The police have been criticized for their handling of the disturbances, which included attacks on Jews and Arabs. Among the incidents were some involving live weapon fire, arson attacks on synagogues and cars, stone-throwing, the throwing of flares, and violent attacks on individuals in Acre, Jaffa and Bat Yam.
Arab elected officials were critical of the arrest operation, claiming that the police had acted against criminal suspects only when the safety of the Jewish public was endangered. “For years, we have been begging to have the Shin Bet [security service] get into the picture in the fight against crime in the [Arab] sector against crime families, but all of a sudden, when it comes to harm to Jews the police are there, there are resources, and there’s the Shin Bet,” one Arab mayor told Police Commissioner Kobi Shabtai at a meeting last week.
Mudar Yunes, who heads the Arab mayor’s association, told Haaretz that the mayors protested to the police commissioner about what they alleged was violence on the part of the police and large-scale arrests of young Arabs, both male and female.

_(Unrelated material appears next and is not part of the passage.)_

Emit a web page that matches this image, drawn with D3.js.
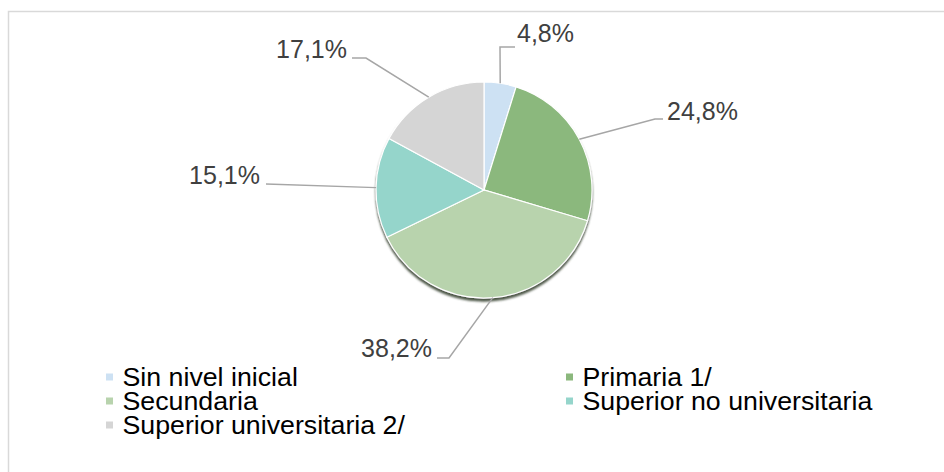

Members of the police speak of restoring trust in the force, but what it has been doing won’t foster trust, Yunes said.
“All of a sudden, the police have woken up and want to carry out a law-and-order operation,” Joint List Knesset member Aida Touma-Sliman said last week. “How can it be that the police can now collect cameras and check them? Where were they when the crime was rampant in the Arab sector? Apparently when it relates to saving lives in the Arab sector, the police don’t budge.”